Music is like a magical time machine, transporting you back to a different time and place. On Friday night, as Steven and I listened to the sounds of Redgum, by John Schumann and the Vagabond Crew, we were once again a young couple with their life ahead of them, not long married with a baby son. The music of Redgum, with John Schumann’s distinctive storytelling voice, often filled our home. Our first night out without the baby was to a Redgum concert. Redgum was an Australian folk and political group during the 1980’s. Their protest music captured the misery and pointlessness of war and made my heart ache.
I Was Only Nineteen
I Was Only Nineteen, written by John Schumann, told the story of a young man, conscripted into the Vietnam war. He returned as a battle-weary soldier having lost his mates and unable to adjust to the banality of civilian life.
And can you tell me, doctor, why I still can’t get to sleep?
And why the Channel Seven chopper chills me to my feet?
And what’s this rash that comes and goes, can you tell me what it means?
God help me, I was only nineteen.
As a younger woman, not yet a psychologist, I didn’t recognise that the lyrics described Post Traumatic Stress Disorder but I did recognise the devastation and futility of war. I had met men destroyed by serving in Vietnam. We joined the Shoalhaven Peace Group but, sadly, we were lousy activists. I wish we’d been able to maintain the rage.
John Schumann performed I Was Only Nineteen at the Australian Vietnam Veterans Welcome Home parade in 1987. He wrote the song after interviewing his brother in law Mick Storen a Vietnam veteran. The proceeds for the song, a number one Australian hit, went to the Vietnam Veterans Association of Australia.

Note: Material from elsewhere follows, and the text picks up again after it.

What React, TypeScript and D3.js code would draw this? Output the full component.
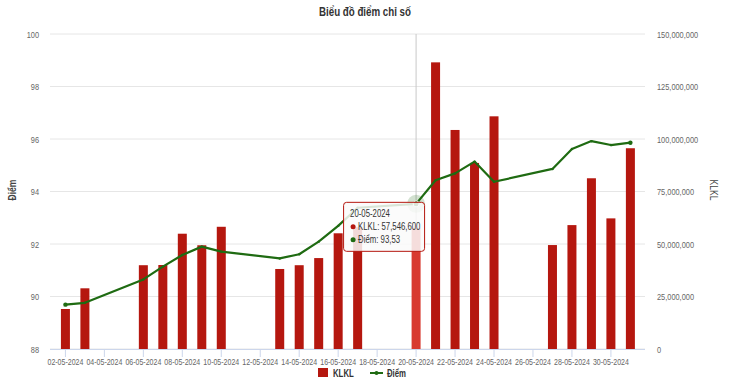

When John performed I Was Only Nineteen on Friday night four tattooed, brawny men took to the dance floor, arms linked, undoubtedly veterans and I could not stop the tears.
I’ve Been to Bali Too
Redgum also protested against consumerism and their music now seems prophetic I’ve been to Bali too was an exploration of the consumerist Australian tourist in Bali, maybe even more relevant now than in the 1980s. I’ve been to Bali three times and the wealth bought by rampant tourism, to which I contributed, has come at a huge environmental and cultural cost to the Balinese. I was a latecomer to environmentalism and my post Slash the Trash, written while travelling, was a recognition of the rubbish we created as tourists.
Wired home for money, short of cash
A dose of Bali belly and a tropical rash
Daddy came through – American Express
Bali t-shirts, magic mushrooms, Redgum bootlegs
I’ve been to Bali too
On Friday night, we knew at least some of the words and loudly joined the singing. A bittersweet journey into the past, and the difference we could have made.